We made our own fun growing up on a farm with lots of cousins, grandparents, uncles and aunts. Sometimes our grandpa or Uncle Ralph would take time to hitch up a wagon and take us for a ride around the farm yard. Especially in winter when there was no field work to be done, but only “chores” and repairs on equipment to be made, Uncle Ralph would sometimes help us hook up a makeshift train of sleds and pull us behind the tractor clear around the barn and through the cow pasture.
When I was old enough I got trained to drive the tractor and pull the hay mower or hay rake or hay wagon during the summer. One time I remember my Uncle gave me permission to go to the tractor shed and start up the tractor and bring it around to where he was working. I got the tractor started all right but when I was ready to back it out of the shed I somehow put it in forward gear instead of reverse. When I let out the clutch that old Farmall tractor lurched right into the back wall of the shed pushing the wall about three feet out at the bottom.

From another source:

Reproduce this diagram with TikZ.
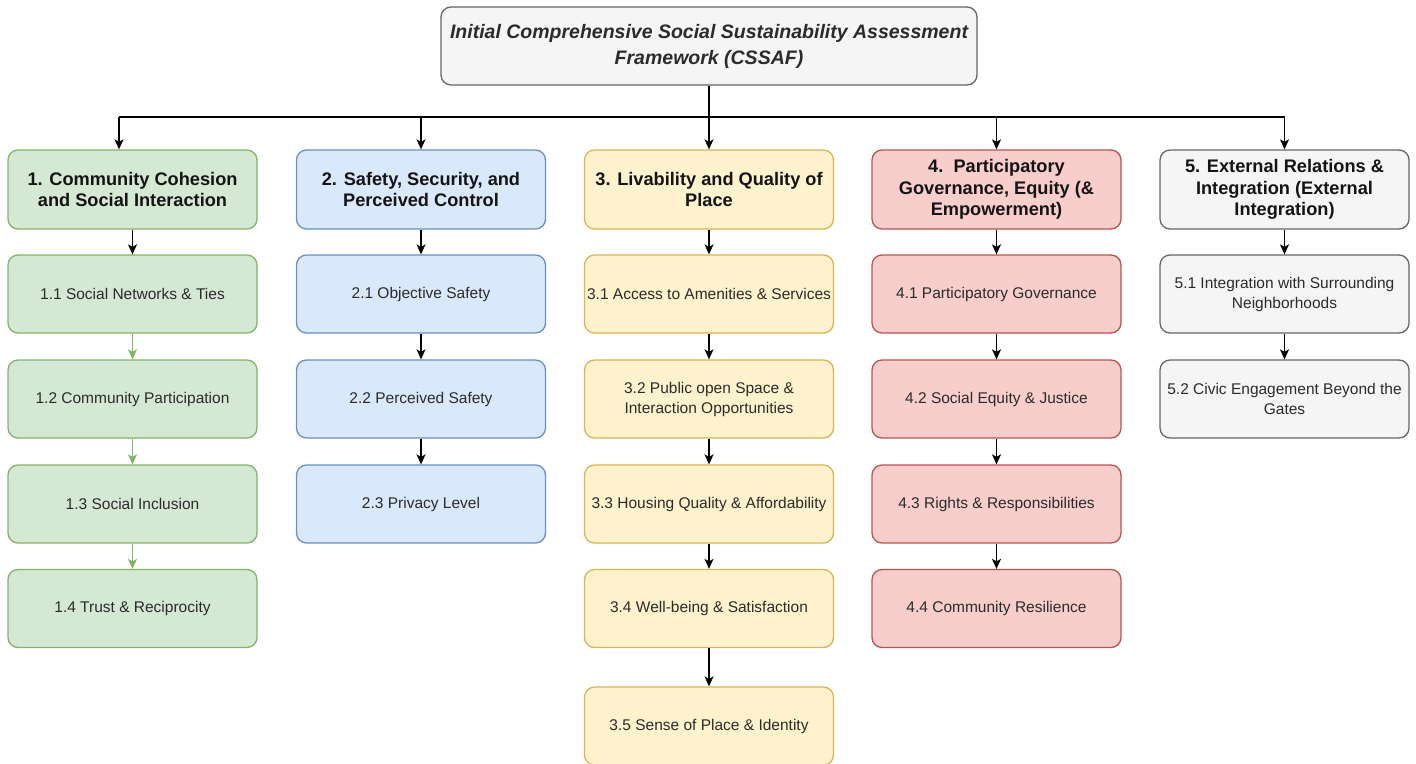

Trembling I got down from the seat and went to tell my uncle what I had done. He didn’t say a word but went to the shed, got up on the tractor, backed it out, went around to the back of the shed, and proceeded to push the wall back into place. A two-by-four appeared for a brace and after a few nails were hammered into place the shed would stand for another decade or more. I was much more careful driving that tractor after that. And I don’t remember my uncle ever again asking me to go get it when he wasn’t present.